Translational Research Reveals New Treatment Opportunities

Of course the most important endpoint for all of this research is the "translation" of our understanding of basic biology into the development of meaningful intervention approaches. Whereas previously it was believed that the symptoms of autism were fixed and untreatable, at this year's meeting a new attitude toward the potential of treatments for autism was reflected in the number of presentations concerning therapeutic approaches.

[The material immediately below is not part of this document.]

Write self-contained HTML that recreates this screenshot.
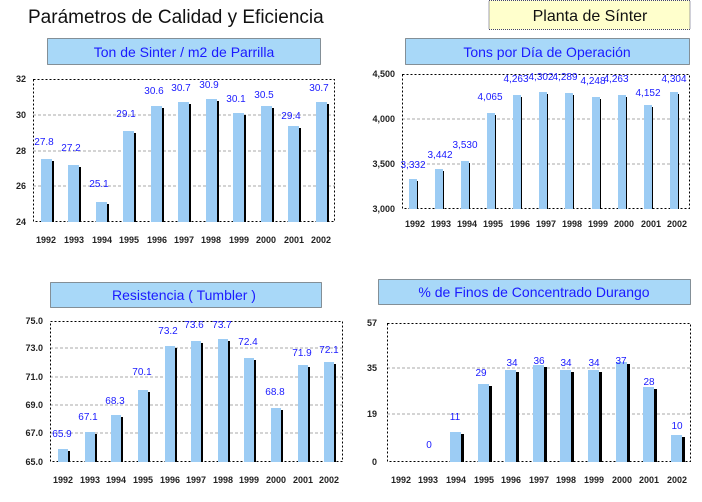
<!DOCTYPE html>
<html><head><meta charset="utf-8"><style>
html,body{margin:0;padding:0;background:#fff;}
svg{display:block;}
text{font-family:"Liberation Sans",sans-serif;}
.yl{font-size:9px;fill:#222;text-anchor:end;font-weight:bold;}
.xl{font-size:9px;fill:#222;text-anchor:middle;font-weight:bold;}
.vl{font-size:10px;fill:#1a1aff;text-anchor:middle;}
.bx{fill:#a8d8f8;stroke:#333;stroke-dasharray:1,1;}
.bt{font-size:14px;fill:#1a1aff;text-anchor:middle;}
.g{stroke:#aaa;stroke-dasharray:3,2;}
.pa{fill:none;stroke:#000;stroke-dasharray:2,2;}
.b{fill:#9cccf4;}
.s{fill:#000;}
</style></head><body>
<svg width="702" height="502" viewBox="0 0 702 502" xmlns="http://www.w3.org/2000/svg">
<text x="28" y="23" font-size="19" fill="#111">Parámetros de Calidad y Eficiencia</text>
<rect x="489" y="0.5" width="201" height="29" fill="#ffffcc" stroke="#446" stroke-dasharray="1,1"/>
<text x="590" y="21" font-size="16" fill="#111" text-anchor="middle">Planta de Sínter</text>

<!-- Chart 1 -->
<rect class="bx" x="47.5" y="38.5" width="273" height="26"/>
<text class="bt" x="184" y="57">Ton de Sinter / m2 de Parrilla</text>
<line class="g" x1="33" x2="335" y1="115" y2="115"/><line class="g" x1="33" x2="335" y1="151" y2="151"/><line class="g" x1="33" x2="335" y1="186" y2="186"/>
<rect class="pa" x="33.5" y="79.5" width="301" height="142"/>
<g class="yl"><text x="26" y="82">32</text><text x="26" y="118">30</text><text x="26" y="154">28</text><text x="26" y="189">26</text><text x="26" y="225">24</text></g>
<g>
<rect class="s" x="50" y="161" width="4" height="61"/><rect class="b" x="41" y="159" width="11" height="63"/>
<rect class="s" x="77" y="167" width="4" height="55"/><rect class="b" x="68" y="165" width="11" height="57"/>
<rect class="s" x="105" y="204" width="4" height="18"/><rect class="b" x="96" y="202" width="11" height="20"/>
<rect class="s" x="132" y="133" width="4" height="89"/><rect class="b" x="123" y="131" width="11" height="91"/>
<rect class="s" x="160" y="108" width="4" height="114"/><rect class="b" x="151" y="106" width="11" height="116"/>
<rect class="s" x="187" y="104" width="4" height="118"/><rect class="b" x="178" y="102" width="11" height="120"/>
<rect class="s" x="215" y="101" width="4" height="121"/><rect class="b" x="206" y="99" width="11" height="123"/>
<rect class="s" x="242" y="115" width="4" height="107"/><rect class="b" x="233" y="113" width="11" height="109"/>
<rect class="s" x="270" y="108" width="4" height="114"/><rect class="b" x="261" y="106" width="11" height="116"/>
<rect class="s" x="297" y="128" width="4" height="94"/><rect class="b" x="288" y="126" width="11" height="96"/>
<rect class="s" x="325" y="104" width="4" height="118"/><rect class="b" x="316" y="102" width="11" height="120"/>
</g>
<g class="vl"><text x="44" y="145">27.8</text><text x="71" y="151">27.2</text><text x="99" y="187">25.1</text><text x="126" y="117">29.1</text><text x="154" y="94">30.6</text><text x="181" y="91">30.7</text><text x="209" y="88">30.9</text><text x="236" y="102">30.1</text><text x="264" y="98">30.5</text><text x="291" y="119">29.4</text><text x="319" y="91">30.7</text></g>
<g class="xl"><text x="46" y="243">1992</text><text x="74" y="243">1993</text><text x="102" y="243">1994</text><text x="129" y="243">1995</text><text x="157" y="243">1996</text><text x="184" y="243">1997</text><text x="211" y="243">1998</text><text x="239" y="243">1999</text><text x="266" y="243">2000</text><text x="294" y="243">2001</text><text x="321" y="243">2002</text></g>

<!-- Chart 2 -->
<rect class="bx" x="405.5" y="38.5" width="284" height="26"/>
<text class="bt" x="547" y="57">Tons por Día de Operación</text>
<line class="g" x1="402" x2="690" y1="119" y2="119"/><line class="g" x1="402" x2="690" y1="164" y2="164"/>
<rect class="pa" x="402.5" y="74.5" width="287" height="134"/>
<g class="yl"><text x="395" y="77">4,500</text><text x="395" y="122">4,000</text><text x="395" y="167">3,500</text><text x="395" y="212">3,000</text></g>
<g>
<rect class="s" x="416" y="181" width="2" height="28"/><rect class="b" x="409" y="179" width="8" height="30"/>
<rect class="s" x="442" y="171" width="2" height="38"/><rect class="b" x="435" y="169" width="8" height="40"/>
<rect class="s" x="468" y="163" width="2" height="46"/><rect class="b" x="461" y="161" width="8" height="48"/>
<rect class="s" x="494" y="115" width="2" height="94"/><rect class="b" x="487" y="113" width="8" height="96"/>
<rect class="s" x="520" y="97" width="2" height="112"/><rect class="b" x="513" y="95" width="8" height="114"/>
<rect class="s" x="546" y="94" width="2" height="115"/><rect class="b" x="539" y="92" width="8" height="117"/>
<rect class="s" x="572" y="95" width="2" height="114"/><rect class="b" x="565" y="93" width="8" height="116"/>
<rect class="s" x="599" y="99" width="2" height="110"/><rect class="b" x="592" y="97" width="8" height="112"/>
<rect class="s" x="625" y="97" width="2" height="112"/><rect class="b" x="618" y="95" width="8" height="114"/>
<rect class="s" x="651" y="107" width="2" height="102"/><rect class="b" x="644" y="105" width="8" height="104"/>
<rect class="s" x="677" y="94" width="2" height="115"/><rect class="b" x="670" y="92" width="8" height="117"/>
</g>
<g class="vl" font-size="9"><text x="413" y="168">3,332</text><text x="440" y="158">3,442</text><text x="465" y="148">3,530</text><text x="490" y="100">4,065</text><text x="516" y="82">4,263</text><text x="541" y="80">4,302</text><text x="565" y="80">4,289</text><text x="593" y="84">4,248</text><text x="616" y="82">4,263</text><text x="648" y="96">4,152</text><text x="674" y="82">4,304</text></g>
<g class="xl" font-size="8"><text x="415" y="227">1992</text><text x="441" y="227">1993</text><text x="467" y="227">1994</text><text x="493" y="227">1995</text><text x="520" y="227">1996</text><text x="546" y="227">1997</text><text x="572" y="227">1998</text><text x="598" y="227">1999</text><text x="624" y="227">2000</text><text x="651" y="227">2001</text><text x="677" y="227">2002</text></g>

<!-- Chart 3 -->
<rect class="bx" x="50.5" y="282.5" width="271" height="25"/>
<text class="bt" x="184" y="300">Resistencia ( Tumbler )</text>
<line class="g" x1="50" x2="343" y1="348" y2="348"/><line class="g" x1="50" x2="343" y1="377" y2="377"/><line class="g" x1="50" x2="343" y1="405" y2="405"/><line class="g" x1="50" x2="343" y1="433" y2="433"/>
<rect class="pa" x="50.5" y="321.5" width="292" height="140"/>
<g class="yl"><text x="43" y="324">75.0</text><text x="43" y="351">73.0</text><text x="43" y="380">71.0</text><text x="43" y="408">69.0</text><text x="43" y="436">67.0</text><text x="43" y="465">65.0</text></g>
<g>
<rect class="s" x="67" y="451" width="3" height="11"/><rect class="b" x="58" y="449" width="10" height="13"/>
<rect class="s" x="94" y="434" width="3" height="28"/><rect class="b" x="85" y="432" width="10" height="30"/>
<rect class="s" x="120" y="417" width="3" height="45"/><rect class="b" x="111" y="415" width="10" height="47"/>
<rect class="s" x="147" y="392" width="3" height="70"/><rect class="b" x="138" y="390" width="10" height="72"/>
<rect class="s" x="174" y="348" width="3" height="114"/><rect class="b" x="165" y="346" width="10" height="116"/>
<rect class="s" x="200" y="343" width="3" height="119"/><rect class="b" x="191" y="341" width="10" height="121"/>
<rect class="s" x="227" y="341" width="3" height="121"/><rect class="b" x="218" y="339" width="10" height="123"/>
<rect class="s" x="253" y="360" width="3" height="102"/><rect class="b" x="244" y="358" width="10" height="104"/>
<rect class="s" x="280" y="410" width="3" height="52"/><rect class="b" x="271" y="408" width="10" height="54"/>
<rect class="s" x="307" y="367" width="3" height="95"/><rect class="b" x="298" y="365" width="10" height="97"/>
<rect class="s" x="333" y="364" width="3" height="98"/><rect class="b" x="324" y="362" width="10" height="100"/>
</g>
<g class="vl"><text x="62" y="437">65.9</text><text x="88" y="420">67.1</text><text x="115" y="404">68.3</text><text x="142" y="375">70.1</text><text x="168" y="334">73.2</text><text x="194" y="328">73.6</text><text x="222" y="328">73.7</text><text x="248" y="345">72.4</text><text x="275" y="395">68.8</text><text x="302" y="356">71.9</text><text x="329" y="353">72.1</text></g>
<g class="xl"><text x="63" y="483">1992</text><text x="90" y="483">1993</text><text x="116" y="483">1994</text><text x="143" y="483">1995</text><text x="170" y="483">1996</text><text x="196" y="483">1997</text><text x="223" y="483">1998</text><text x="249" y="483">1999</text><text x="276" y="483">2000</text><text x="303" y="483">2001</text><text x="329" y="483">2002</text></g>

<!-- Chart 4 -->
<rect class="bx" x="378.5" y="279.5" width="312" height="25"/>
<text class="bt" x="534" y="297">% de Finos de Concentrado Durango</text>
<line class="g" x1="387" x2="691" y1="368" y2="368"/><line class="g" x1="387" x2="691" y1="414" y2="414"/>
<rect class="pa" x="387.5" y="323.5" width="303" height="138"/>
<g class="yl"><text x="377" y="326">57</text><text x="377" y="371">35</text><text x="377" y="417">19</text><text x="377" y="465">0</text></g>
<g>
<rect class="s" x="461" y="434" width="3" height="28"/><rect class="b" x="450" y="432" width="11" height="30"/>
<rect class="s" x="489" y="386" width="3" height="76"/><rect class="b" x="478" y="384" width="11" height="78"/>
<rect class="s" x="516" y="372" width="3" height="90"/><rect class="b" x="505" y="370" width="11" height="92"/>
<rect class="s" x="544" y="367" width="3" height="95"/><rect class="b" x="533" y="365" width="11" height="97"/>
<rect class="s" x="571" y="372" width="3" height="90"/><rect class="b" x="560" y="370" width="11" height="92"/>
<rect class="s" x="599" y="372" width="3" height="90"/><rect class="b" x="588" y="370" width="11" height="92"/>
<rect class="s" x="627" y="364" width="3" height="98"/><rect class="b" x="616" y="362" width="11" height="100"/>
<rect class="s" x="654" y="389" width="3" height="73"/><rect class="b" x="643" y="387" width="11" height="75"/>
<rect class="s" x="682" y="437" width="3" height="25"/><rect class="b" x="671" y="435" width="11" height="27"/>
</g>
<g class="vl"><text x="429" y="448">0</text><text x="455" y="420">11</text><text x="481" y="376">29</text><text x="512" y="366">34</text><text x="539" y="364">36</text><text x="566" y="366">34</text><text x="594" y="366">34</text><text x="621" y="364">37</text><text x="649" y="385">28</text><text x="677" y="429">10</text></g>
<g class="xl"><text x="401" y="483">1992</text><text x="428" y="483">1993</text><text x="456" y="483">1994</text><text x="484" y="483">1995</text><text x="511" y="483">1996</text><text x="539" y="483">1997</text><text x="566" y="483">1998</text><text x="594" y="483">1999</text><text x="622" y="483">2000</text><text x="649" y="483">2001</text><text x="677" y="483">2002</text></g>
</svg>
</body></html>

Difficulties with social interaction is a hallmark of autism spectrum disorders. However, it has not always been clear whether these deficits are due directly to impairments in sociability or instead to the anxiety generated by the prospect of social interactions. In an attempt to disentangle the social phenotype of autism from the issue of anxiety, researchers from the University of Pennsylvania used an anti-anxiety medication to treat a strain of mice with social defects. Through very careful behavioral testing, they found that although there were improved anxiety symptoms in the animals, the medication had no impact on their degree of social interaction. Similarly, researchers from New York Institute for Basic Research used an anti-depressant to treat a social defect in a different strain of mice, and found that while the medication worked to improve social interactions, it did not affect their anxiety behaviors, reiterating that social behavior is separable from anxiety behavior. The researchers hope this will help clarify the correct treatment approaches for the social endophenotype of autism.

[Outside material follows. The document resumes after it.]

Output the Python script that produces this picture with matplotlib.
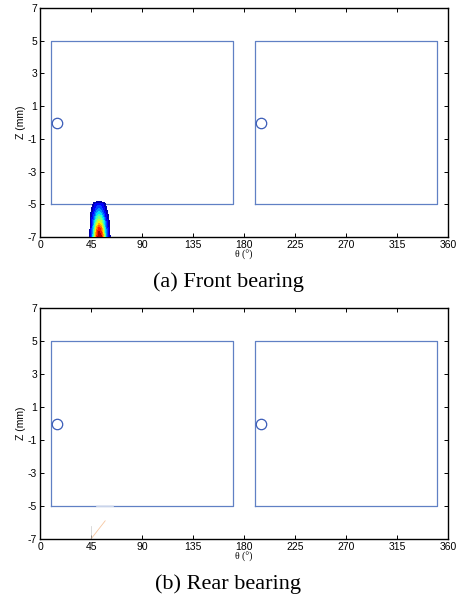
import numpy as np
import matplotlib
matplotlib.use('Agg')
import matplotlib.pyplot as plt

plt.rcParams['axes.unicode_minus'] = False

# bearing pad outlines (theta range, z range) and hole positions
pad_theta = [[10, 170], [190, 350]]
pad_z = [-5, 5]
hole_theta = [15, 195]
hole_z = [0, 0]

# film rupture / cavitation blob on front bearing
blob_theta = [42, 44, 46, 48, 50, 52, 54, 56, 58, 60, 62, 64]
blob_z = [-7.0, -6.5, -6.0, -5.5, -5.0, -4.8]
blob_val = [
    [0, 0.03, 0.25, 0.55, 0.85, 1.00, 0.95, 0.70, 0.35, 0.15, 0.03, 0],
    [0, 0.03, 0.20, 0.45, 0.75, 0.90, 0.80, 0.55, 0.28, 0.12, 0.02, 0],
    [0, 0.01, 0.15, 0.30, 0.50, 0.60, 0.55, 0.38, 0.20, 0.08, 0, 0],
    [0, 0, 0.08, 0.18, 0.30, 0.35, 0.30, 0.20, 0.10, 0.03, 0, 0],
    [0, 0, 0.02, 0.10, 0.15, 0.17, 0.15, 0.10, 0.03, 0, 0, 0],
    [0, 0, 0, 0, 0, 0, 0, 0, 0, 0, 0, 0],
]

# faint trace on the rear bearing
trace_theta = [45, 57.5]
trace_z = [-7, -5.9]

xticks = [0, 45, 90, 135, 180, 225, 270, 315, 360]
yticks = [-7, -5, -3, -1, 1, 3, 5, 7]
captions = ['(a) Front bearing', '(b) Rear bearing']

PAD_COLOR = '#6080c4'
HOLE_COLOR = '#3a5cb8'

fig = plt.figure(figsize=(4.57, 6.03), dpi=100)
W, H = 457, 603
axes_px = [(40, 8, 448, 237), (40, 308, 448, 539)]
caption_y = [282, 584]

for k, (x0, y0, x1, y1) in enumerate(axes_px):
    ax = fig.add_axes([x0 / W, 1 - y1 / H, (x1 - x0) / W, (y1 - y0) / H])
    for th in pad_theta:
        ax.plot([th[0], th[1], th[1], th[0], th[0]],
                [pad_z[0], pad_z[0], pad_z[1], pad_z[1], pad_z[0]],
                color=PAD_COLOR, lw=0.9)
    ax.plot(hole_theta, hole_z, 'o', mfc='none', mec=HOLE_COLOR, ms=7.5, mew=0.9)
    if k == 0:
        ax.contourf(blob_theta, blob_z, np.array(blob_val),
                    levels=np.linspace(0.04, 1.0, 14), cmap='jet', zorder=3)
    else:
        ax.plot(trace_theta, trace_z, color='#f0a060', lw=0.6, alpha=0.6)
        ax.plot([45, 45], [-7, -6.2], color='#cccccc', lw=0.5)
        ax.plot([50, 64], [-5, -5], color='#dde4f2', lw=1.2)
    ax.set_xlim(0, 360)
    ax.set_ylim(-7, 7)
    ax.set_xticks(xticks)
    ax.set_yticks(yticks)
    ax.tick_params(direction='in', length=3, width=0.7, labelsize=7.5,
                   top=True, right=True, pad=2)
    for lab in ax.get_xticklabels() + ax.get_yticklabels():
        lab.set_family('Liberation Sans')
    for s in ax.spines.values():
        s.set_linewidth(1.0)
    ax.set_ylabel('Z (mm)', fontsize=7.5, family='Liberation Sans', labelpad=1)
    ax.set_xlabel('θ (°)', fontsize=7, family='Liberation Serif', labelpad=0)
    fig.text(228 / W, 1 - caption_y[k] / H, captions[k], ha='center', va='center',
             fontsize=16, family='Liberation Serif')

plt.savefig('out.png', dpi=100)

Two years ago, using an animal model of Rett syndrome, researchers demonstrated that the neurological symptoms of Rett could be rescued, even in adult animals, galvanizing scientists across the world to search for treatment approaches for neurodevelopmental disorders. At this year's meeting, researchers from UC Los Angeles presented data demonstrating treatment of the mouse model of Tuberous Sclerosis was also possible, reversing neurological defects and improving survival rate. Two teams of researchers (from University of Alabama at Birmingham and the University of Illinois) showed that they could correct social behaviors and other neurological defects by treating animal models of Fragile X syndrome with lithium.

Most excitingly, the new focus on autism treatment has begun to extend beyond models of genetic disorders that share overlap with autism into the many new models of autism itself. Among the most unusual treatment-related presentations at the meeting, researchers from the National Institute of Mental Health used the BTBR mouse model of autism to test a "peer intervention" approach. The investigators found that housing adolescent BTBR mice together for three weeks with a group of highly social peer mice was sufficient to improve the previously asocial behavior of the BTBR mice. The researchers are currently pursing identification of the critical intervention components that mediated the improvement. Although preliminary, by demonstrating that the utility of autism model systems extends beyond pharmacological interventions and into the realm of developmental and behavioral interventions, yet another new avenue of autism research has been opened in 2009!


*Data presented at the annual Society for Neuroscience meeting is the sole responsibility of the authors. Autism Speaks takes no responsibility for its accuracy. Readers should recognize that study data presented at meetings is often preliminary and in some cases speculative, and that findings and conclusions have not undergone the rigors of a true peer review process.